The dog had been brought to town by its owner, only a few weeks before, and there was evidence that the dog "would run along beside cars (automobiles) and bite the wheels," but this was not known to the parties on the motorcar.
Appellant's insistence that its peremptory instruction should have been given is based upon the theory that the facts disclosed no actionable negligence; and that no inference of negligence on the part of defendant's operator in failing to slacken the speed of or stop the car could be drawn from a most favorable view of the whole evidence.

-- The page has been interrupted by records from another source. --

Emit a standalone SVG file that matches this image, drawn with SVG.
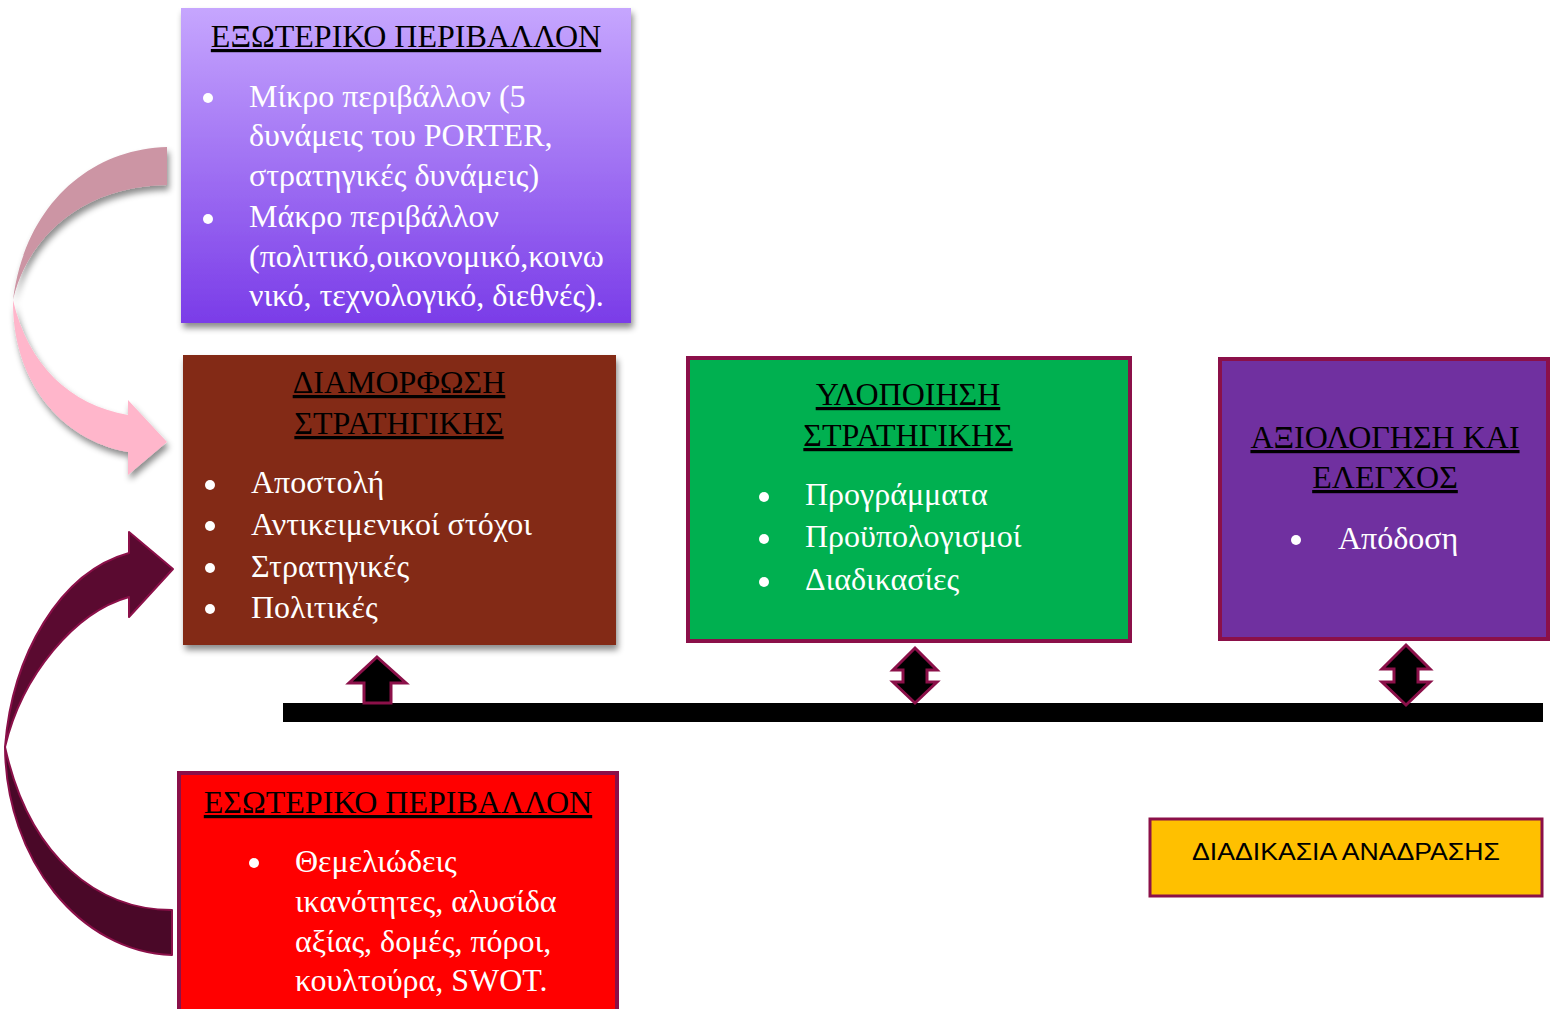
<svg xmlns="http://www.w3.org/2000/svg" width="1553" height="1009" viewBox="0 0 1553 1009">
<style>
.t{font-family:"Liberation Serif","Times New Roman",serif;font-size:32px;fill:#000;text-decoration:underline;text-anchor:middle}
.b{font-family:"Liberation Serif","Times New Roman",serif;font-size:32px;fill:#fff}
.dot{fill:#fff}
.bd{stroke:#8b1049;stroke-width:4}
.ar{fill:#000;stroke:#8b1049;stroke-width:3;stroke-linejoin:miter}
</style>
<defs>
<linearGradient id="g1" x1="0" y1="0" x2="0" y2="1">
<stop offset="0" stop-color="#c6a6fe"/>
<stop offset="1" stop-color="#7a3ce8"/>
</linearGradient>
<filter id="sh" x="-10%" y="-10%" width="120%" height="125%">
<feDropShadow dx="2" dy="5" stdDeviation="3" flood-color="#000" flood-opacity="0.45"/>
</filter>
</defs>
<rect width="1553" height="1009" fill="#fff"/>

<g id="connectors">
<g id="arrow-external" filter="url(#sh)">
<path d="M167,147 C90,149 25,205 13,300 C28,235 85,186 167,185 Z" fill="#cc95a4"/>
<path d="M13,300 C12,380 60,440 128,452 L128,475 L167,442 L128,400 L128,415 C70,405 28,365 13,300 Z" fill="#ffb6cb"/>
</g>
<g id="arrow-internal">
<path d="M129,553 L129,532 L173,569 L129,617 L129,597 C75,612 22,675 5,747 C12,655 60,572 129,553 Z" fill="#5a0a30" stroke="#8b1049" stroke-width="2" stroke-linejoin="round"/>
<path d="M5,747 C6,860 80,952 172,955 L172,910 C100,910 30,860 5,747 Z" fill="#4a0828" stroke="#8b1049" stroke-width="2" stroke-linejoin="round"/>
</g>
<rect id="bar" x="283" y="703" width="1260" height="19" fill="#000"/>
<polygon class="ar" points="377,657 406,683 391,683 391,703 364,703 364,683 349,683"/>
<polygon class="ar" points="915,648 937,670 927,670 927,682 937,682 915,703 893,682 903,682 903,670 893,670"/>
<polygon class="ar" points="1406,645 1430,669 1418,669 1418,682 1430,682 1406,705 1382,682 1394,682 1394,669 1382,669"/>
</g>

<g id="node-external">
<rect x="181" y="8" width="450" height="315" fill="url(#g1)" filter="url(#sh)"/>
<text class="t" x="406" y="47">ΕΞΩΤΕΡΙΚΟ ΠΕΡΙΒΑΛΛΟΝ</text>
<circle class="dot" cx="208" cy="98" r="5"/>
<circle class="dot" cx="208" cy="219" r="5"/>
<text class="b" x="249" y="107">Μίκρο περιβάλλον (5</text>
<text class="b" x="249" y="146">δυνάμεις του PORTER,</text>
<text class="b" x="249" y="186">στρατηγικές δυνάμεις)</text>
<text class="b" x="249" y="227">Μάκρο περιβάλλον</text>
<text class="b" x="249" y="267">(πολιτικό,οικονομικό,κοινω</text>
<text class="b" x="249" y="306">νικό, τεχνολογικό, διεθνές).</text>
</g>

<g id="node-formulation">
<rect x="183" y="355" width="433" height="290" fill="#832a14" filter="url(#sh)"/>
<text class="t" x="399" y="393">ΔΙΑΜΟΡΦΩΣΗ</text>
<text class="t" x="399" y="434">ΣΤΡΑΤΗΓΙΚΗΣ</text>
<circle class="dot" cx="210" cy="485" r="5"/>
<circle class="dot" cx="210" cy="526" r="5"/>
<circle class="dot" cx="210" cy="568" r="5"/>
<circle class="dot" cx="210" cy="609" r="5"/>
<text class="b" x="251" y="493">Αποστολή</text>
<text class="b" x="251" y="535">Αντικειμενικοί στόχοι</text>
<text class="b" x="251" y="577">Στρατηγικές</text>
<text class="b" x="251" y="618">Πολιτικές</text>
</g>

<g id="node-implementation">
<rect class="bd" x="688" y="358" width="442" height="283" fill="#00b050"/>
<text class="t" x="908" y="405">ΥΛΟΠΟΙΗΣΗ</text>
<text class="t" x="908" y="446">ΣΤΡΑΤΗΓΙΚΗΣ</text>
<circle class="dot" cx="764" cy="497" r="5"/>
<circle class="dot" cx="764" cy="539" r="5"/>
<circle class="dot" cx="764" cy="582" r="5"/>
<text class="b" x="805" y="505">Προγράμματα</text>
<text class="b" x="805" y="547">Προϋπολογισμοί</text>
<text class="b" x="805" y="590">Διαδικασίες</text>
</g>

<g id="node-evaluation">
<rect class="bd" x="1220" y="359" width="328" height="280" fill="#7030a0"/>
<text class="t" x="1385" y="448">ΑΞΙΟΛΟΓΗΣΗ ΚΑΙ</text>
<text class="t" x="1385" y="488">ΕΛΕΓΧΟΣ</text>
<circle class="dot" cx="1296" cy="540" r="5"/>
<text class="b" x="1338" y="549">Απόδοση</text>
</g>

<g id="node-internal">
<rect class="bd" x="179" y="773" width="438" height="250" fill="#ff0000"/>
<text class="t" x="398" y="813">ΕΣΩΤΕΡΙΚΟ ΠΕΡΙΒΑΛΛΟΝ</text>
<circle class="dot" cx="254" cy="863" r="5"/>
<text class="b" x="295" y="872">Θεμελιώδεις</text>
<text class="b" x="295" y="912">ικανότητες, αλυσίδα</text>
<text class="b" x="295" y="952">αξίας, δομές, πόροι,</text>
<text class="b" x="295" y="991">κουλτούρα, SWOT.</text>
</g>

<g id="node-feedback">
<rect x="1150" y="819" width="392" height="77" fill="#ffc000" stroke="#8b1049" stroke-width="3"/>
<text x="1346" y="860" font-family="'Liberation Sans',Arial,sans-serif" font-size="24" fill="#000" text-anchor="middle" textLength="308" lengthAdjust="spacingAndGlyphs">ΔΙΑΔΙΚΑΣΙΑ ΑΝΑΔΡΑΣΗΣ</text>
</g>
</svg>
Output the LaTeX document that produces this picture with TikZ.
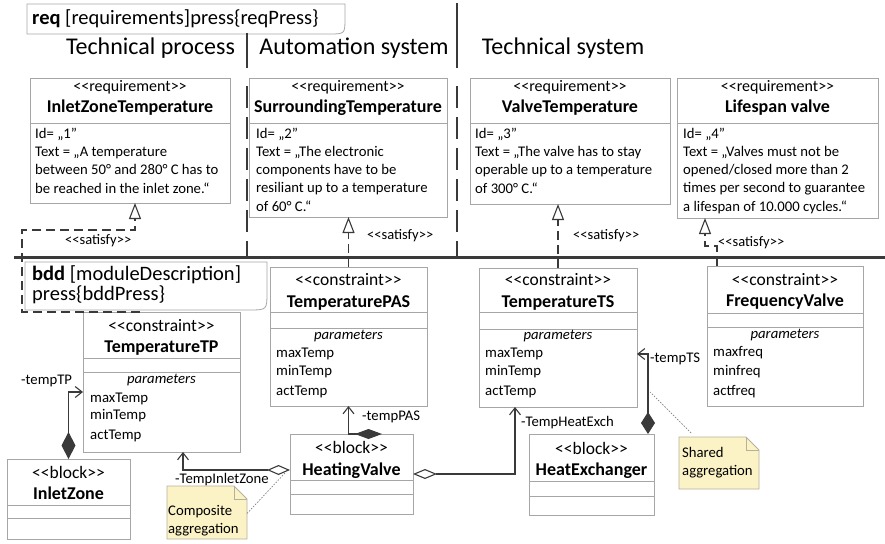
\documentclass[tikz,border=0pt]{standalone}
\usepackage{fontspec}
\setmainfont{Carlito}
\usetikzlibrary{arrows.meta}
\definecolor{boxgray}{HTML}{A6A6A6}
\definecolor{conngray}{HTML}{3A3A3A}
\definecolor{notefill}{HTML}{FBF3C5}
\definecolor{notedraw}{HTML}{B5B09A}
\newcommand{\stO}{<\kern0pt<}
\newcommand{\stC}{>\kern0pt>}
\begin{document}
\begin{tikzpicture}[x=1pt,y=-1pt,
  box/.style={draw=boxgray, line width=0.8pt, fill=white, inner sep=0pt, outer sep=0pt, anchor=north west},
  divider/.style={draw=boxgray, line width=0.8pt},
  conn/.style={draw=conngray, line width=1.1pt},
  sat/.style={conn, dash pattern=on 9pt off 5pt},
  sepline/.style={draw=conngray, line width=2pt},
  txt/.style={inner sep=0pt, anchor=mid west, font=\fontsize{14.7}{17}\selectfont},
  stereo/.style={inner sep=0pt, anchor=mid, font=\fontsize{17.5}{20}\selectfont},
  rstereo/.style={inner sep=0pt, anchor=mid, font=\fontsize{16}{19}\selectfont},
  bname/.style={inner sep=0pt, anchor=mid, font=\fontsize{18}{21}\selectfont\bfseries},
  param/.style={inner sep=0pt, anchor=mid west, font=\fontsize{14.8}{17}\selectfont},
  paramhd/.style={inner sep=0pt, anchor=mid, font=\fontsize{14.7}{17}\selectfont\itshape},
  headtxt/.style={inner sep=0pt, anchor=mid, font=\fontsize{24}{28}\selectfont},
  tabtxt/.style={inner sep=0pt, anchor=mid west, font=\fontsize{20.5}{24}\selectfont},
  satl/.style={inner sep=0pt, anchor=mid west, font=\fontsize{14.5}{17}\selectfont},
  notebox/.style={inner sep=0pt, outer sep=0pt, anchor=north west},
  notepath/.style={draw=notedraw, line width=0.8pt, fill=notefill},
  dotl/.style={draw=gray, line width=0.7pt, dash pattern=on 1.5pt off 1.5pt},
  sattip/.tip={Triangle[open, length=16pt, width=12pt]},
  barb/.tip={Straight Barb[length=7pt, width=11pt]},
  odia/.tip={Diamond[open, length=23pt, width=10pt]}
]
\useasboundingbox (0,0) rectangle (885,543);

% ---------- req frame tab ----------
\draw[draw=boxgray, line width=0.8pt] (27,34) -- (27,4) -- (345,4) -- (345,18) .. controls (345,34) and (345,34) .. (329,34) -- cycle;
\node[tabtxt] (reqtab) at (32,22) {\textbf{req} [requirements]press\{reqPress\}};

% ---------- headings ----------
\node[headtxt] (h1) at (150.5,52) {Technical process};
\node[headtxt] (h2) at (354,52) {Automation system};
\node[headtxt] (h3) at (563,52) {Technical system};
\draw[sepline] (247,33) -- (247,68);
\draw[sepline] (457,3) -- (457,68);
\draw[sepline, dash pattern=on 22pt off 9pt] (247,86) -- (247,258);
\draw[sepline, dash pattern=on 22pt off 9pt] (457,86) -- (457,258);
\draw[draw=conngray, line width=3pt] (14,257) -- (885,257);

% ---------- requirement boxes ----------
\node[box, minimum width=200pt, minimum height=125pt] (r1) at (30,78) {};
\node[box, minimum width=198pt, minimum height=139pt] (r2) at (249,78) {};
\node[box, minimum width=200pt, minimum height=126pt] (r3) at (470,78) {};
\node[box, minimum width=201pt, minimum height=140pt] (r4) at (677,78) {};
\foreach \r in {r1,r2,r3,r4} \draw[divider] (\r.west |- 0,123) -- (\r.east |- 0,123);

\node[rstereo] (r1s) at (130,89) {\stO requirement\stC};
\node[bname] (r1n) at (130,110) {InletZoneTemperature};
\node[txt] (r1a) at (35,136) {Id= „1"};
\node[txt] (r1b) at (35,154) {Text = „A temperature};
\node[txt] (r1c) at (35,172) {between 50° and 280° C has to};
\node[txt] (r1d) at (35,191) {be reached in the inlet zone.“};

\node[rstereo] (r2s) at (348,89) {\stO requirement\stC};
\node[bname] (r2n) at (348,110) {SurroundingTemperature};
\node[txt] (r2a) at (256,136) {Id= „2"};
\node[txt] (r2b) at (256,154) {Text = „The electronic};
\node[txt] (r2c) at (256,172) {components have to be};
\node[txt] (r2d) at (256,190) {resiliant up to a temperature};
\node[txt] (r2e) at (256,209) {of 60° C.“};

\node[rstereo] (r3s) at (570,89) {\stO requirement\stC};
\node[bname] (r3n) at (570,110) {ValveTemperature};
\node[txt] (r3a) at (475,136) {Id= „3"};
\node[txt] (r3b) at (475,154) {Text = „The valve has to stay};
\node[txt] (r3c) at (475,172) {operable up to a temperature};
\node[txt] (r3d) at (475,191) {of 300° C.“};

\node[rstereo] (r4s) at (777.5,89) {\stO requirement\stC};
\node[bname] (r4n) at (777.5,110) {Lifespan valve};
\node[txt] (r4a) at (683,136) {Id= „4"};
\node[txt] (r4b) at (683,154) {Text = „Valves must not be};
\node[txt] (r4c) at (683,172) {opened/closed more than 2};
\node[txt] (r4d) at (683,190) {times per second to guarantee};
\node[txt] (r4e) at (683,209) {a lifespan of 10.000 cycles.“};

% ---------- bdd frame tab ----------
\draw[draw=boxgray, line width=0.8pt, fill=white] (25,310) -- (25,262) -- (267,262) -- (267,292) .. controls (267,310) and (267,310) .. (249,310) -- cycle;
\node[tabtxt] (bdd1) at (32,278) {\textbf{bdd} [moduleDescription]};
\node[tabtxt] (bdd2) at (32,298) {press\{bddPress\}};

% ---------- constraint boxes ----------
\node[box, minimum width=157pt, minimum height=140pt] (tp) at (83,312) {};
\draw[divider] (tp.west |- 0,358) -- (tp.east |- 0,358);
\draw[divider] (tp.west |- 0,372) -- (tp.east |- 0,372);
\node[stereo] (tps) at (161.5,329) {\stO constraint\stC};
\node[bname] (tpn) at (161.5,350) {TemperatureTP};
\node[paramhd] (tph) at (161.5,381) {parameters};
\node[param] (tp1) at (90,400) {maxTemp};
\node[param] (tp2) at (90,417) {minTemp};
\node[param] (tp3) at (90,437) {actTemp};

\node[box, minimum width=157pt, minimum height=139pt] (tpas) at (270,267) {};
\draw[divider] (tpas.west |- 0,312) -- (tpas.east |- 0,312);
\draw[divider] (tpas.west |- 0,328) -- (tpas.east |- 0,328);
\node[stereo] (tpass) at (348.5,283) {\stO constraint\stC};
\node[bname] (tpasn) at (348.5,305) {TemperaturePAS};
\node[paramhd] (tpash) at (348.5,337) {parameters};
\node[param] (tpas1) at (276,355) {maxTemp};
\node[param] (tpas2) at (276,373) {minTemp};
\node[param] (tpas3) at (276,393) {actTemp};

\node[box, minimum width=158pt, minimum height=139pt] (ts) at (479,268) {};
\draw[divider] (ts.west |- 0,312) -- (ts.east |- 0,312);
\draw[divider] (ts.west |- 0,329) -- (ts.east |- 0,329);
\node[stereo] (tss) at (558,283) {\stO constraint\stC};
\node[bname] (tsn) at (558,305) {TemperatureTS};
\node[paramhd] (tsh) at (558,337) {parameters};
\node[param] (ts1) at (485,355) {maxTemp};
\node[param] (ts2) at (485,373) {minTemp};
\node[param] (ts3) at (485,393) {actTemp};

\node[box, minimum width=156pt, minimum height=140pt] (fv) at (707,266) {};
\draw[divider] (fv.west |- 0,313) -- (fv.east |- 0,313);
\draw[divider] (fv.west |- 0,327) -- (fv.east |- 0,327);
\node[stereo] (fvs) at (785,283) {\stO constraint\stC};
\node[bname] (fvn) at (785,304) {FrequencyValve};
\node[paramhd] (fvh) at (785,336) {parameters};
\node[param] (fv1) at (713,354) {maxfreq};
\node[param] (fv2) at (713,373) {minfreq};
\node[param] (fv3) at (713,393) {actfreq};

% ---------- blocks ----------
\node[box, minimum width=123pt, minimum height=80pt] (iz) at (7,459) {};
\draw[divider] (iz.west |- 0,505) -- (iz.east |- 0,505);
\draw[divider] (iz.west |- 0,518) -- (iz.east |- 0,518);
\node[stereo] (izs) at (68.5,476) {\stO block\stC};
\node[bname] (izn) at (68.5,497) {InletZone};

\node[box, minimum width=123pt, minimum height=80pt] (hv) at (290,434) {};
\draw[divider] (hv.west |- 0,480) -- (hv.east |- 0,480);
\draw[divider] (hv.west |- 0,494) -- (hv.east |- 0,494);
\node[stereo] (hvs) at (351.5,451) {\stO block\stC};
\node[bname] (hvn) at (351.5,473) {HeatingValve};

\node[box, minimum width=125pt, minimum height=81pt] (hx) at (529,434) {};
\draw[divider] (hx.west |- 0,481) -- (hx.east |- 0,481);
\draw[divider] (hx.west |- 0,496) -- (hx.east |- 0,496);
\node[stereo] (hxs) at (591.5,452) {\stO block\stC};
\node[bname] (hxn) at (591.5,473) {HeatExchanger};

% ---------- satisfy connectors ----------
\coordinate (s1a) at (22,312);
\coordinate (s1b) at (22,230);
\draw[sat, -{sattip}] ([xshift=-21.5pt]tp.north) -- (s1a) -- (s1b) -| ([xshift=5pt]r1.south);
\node[satl] (sl1) at (65,242) {\stO satisfy\stC};

\draw[sat, -{sattip}] (tpas.north) -- (tpas.north |- r2.south);
\node[satl] (sl2) at (367,237) {\stO satisfy\stC};

\draw[sat, -{sattip}] (ts.north) -- (ts.north |- r3.south);
\node[satl] (sl3) at (573,237) {\stO satisfy\stC};

\coordinate (s4) at (705,246);
\draw[sat, -{sattip}] ([xshift=-68pt]fv.north) |- (s4) -- (s4 |- r4.south);
\node[satl] (sl4) at (718,244) {\stO satisfy\stC};

% ---------- association connectors ----------
\draw[conn, {Diamond[length=27pt, width=14pt]}-{barb}] (iz.north) |- ([yshift=-10pt]tp.west);
\node[txt] (lab1) at (21,382) {-tempTP};

\draw[conn, {Diamond[length=27pt, width=10pt]}-{barb}] ([xshift=30.5pt]hv.north) -| (tpas.south);
\node[txt] (lab2) at (362,418) {-tempPAS};

\draw[conn, {odia}-{barb}] ([yshift=4pt]hv.west) -| ([xshift=21.5pt]tp.south);
\node[txt] (lab3) at (175,481) {-TempInletZone};

\draw[conn, {Diamond[open, length=24pt, width=10pt]}-{barb}] (hv.east) -| ([xshift=-43pt]ts.south);
\node[txt] (lab4) at (521,424) {-TempHeatExch};

\draw[conn, {Diamond[length=22pt, width=14pt]}-{barb}] ([xshift=56.5pt]hx.north) |- ([yshift=-16.5pt]ts.east);
\node[txt] (lab5) at (650,360) {-tempTS};

% ---------- notes ----------
\node[notebox, minimum width=80pt, minimum height=53pt] (n1) at (167,486) {};
\draw[notepath] (n1.north west) -- ([xshift=-13pt]n1.north east) -- ([yshift=-13pt]n1.north east) -- (n1.south east) -- (n1.south west) -- cycle;
\draw[draw=notedraw, line width=0.8pt] ([xshift=-13pt]n1.north east) -- ([xshift=-13pt,yshift=-13pt]n1.north east) -- ([yshift=-13pt]n1.north east);
\node[txt] (n1a) at (168,513) {Composite};
\node[txt] (n1b) at (168,531) {aggregation};
\draw[dotl] ([yshift=-1pt]n1.east) -- ([xshift=-5pt,yshift=1pt]hv.west);

\node[notebox, minimum width=80pt, minimum height=52pt] (n2) at (679,437) {};
\draw[notepath] (n2.north west) -- ([xshift=-13pt]n2.north east) -- ([yshift=-13pt]n2.north east) -- (n2.south east) -- (n2.south west) -- cycle;
\draw[draw=notedraw, line width=0.8pt] ([xshift=-13pt]n2.north east) -- ([xshift=-13pt,yshift=-13pt]n2.north east) -- ([yshift=-13pt]n2.north east);
\node[txt] (n2a) at (682,455) {Shared};
\node[txt] (n2b) at (682,473) {aggregation};
\coordinate (n2c) at (650,392);
\draw[dotl] ([xshift=12pt,yshift=4pt]n2.north west) -- (n2c);
\end{tikzpicture}
\end{document}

Appellant says there was no evidence tending to show that the dog intended to or would get upon the tracks in front of the motorcar, but only that it was approaching the car for the purpose of running after it and barking at it; and that the facts and circumstances imposed no duty upon the operator to slacken the speed of or stop the car.
Since the action is brought under the Federal Employers' Liability Act supra, in determining the sufficiency of the evidence to make a submissible case for plaintiff, we are governed by the test announced by the decisions of the Federal Courts. [Weaver v. Mobile Ohio Railroad Co., 343 Mo. 223, 120 S.W.2d 1105, 1109-10.] The rule applied, however, is the same rule applied by the courts of this State, and the rule is, that, if there is any substantial evidence to support the cause of action pleaded, it must be submitted to a jury. [Crain v. Illinois Central Railroad Co., 335 Mo. 658, 73 S.W.2d 786, 787; Hardin v. Illinois Central Railroad Co., 334 Mo. 1169, 70 S.W.2d 1075, 1078; Gunning v. Cooley, 281 U.S. 90, 50 Sup. Ct. 231, 233, 74 L.Ed. 720.] "Under the Federal rule; as under that of our state courts, the plaintiff is entitled on demurrer to the evidence to have the court assume that the evidence in his favor `proves all that it reasonably may be found sufficient to establish, and that from such facts there should be drawn in favor of (plaintiff) all the inferences that fairly are deducible from them.'" [Poe v. Illinois Central Railroad Co., 335 Mo. 507, 73 S.W.2d 779, 785.]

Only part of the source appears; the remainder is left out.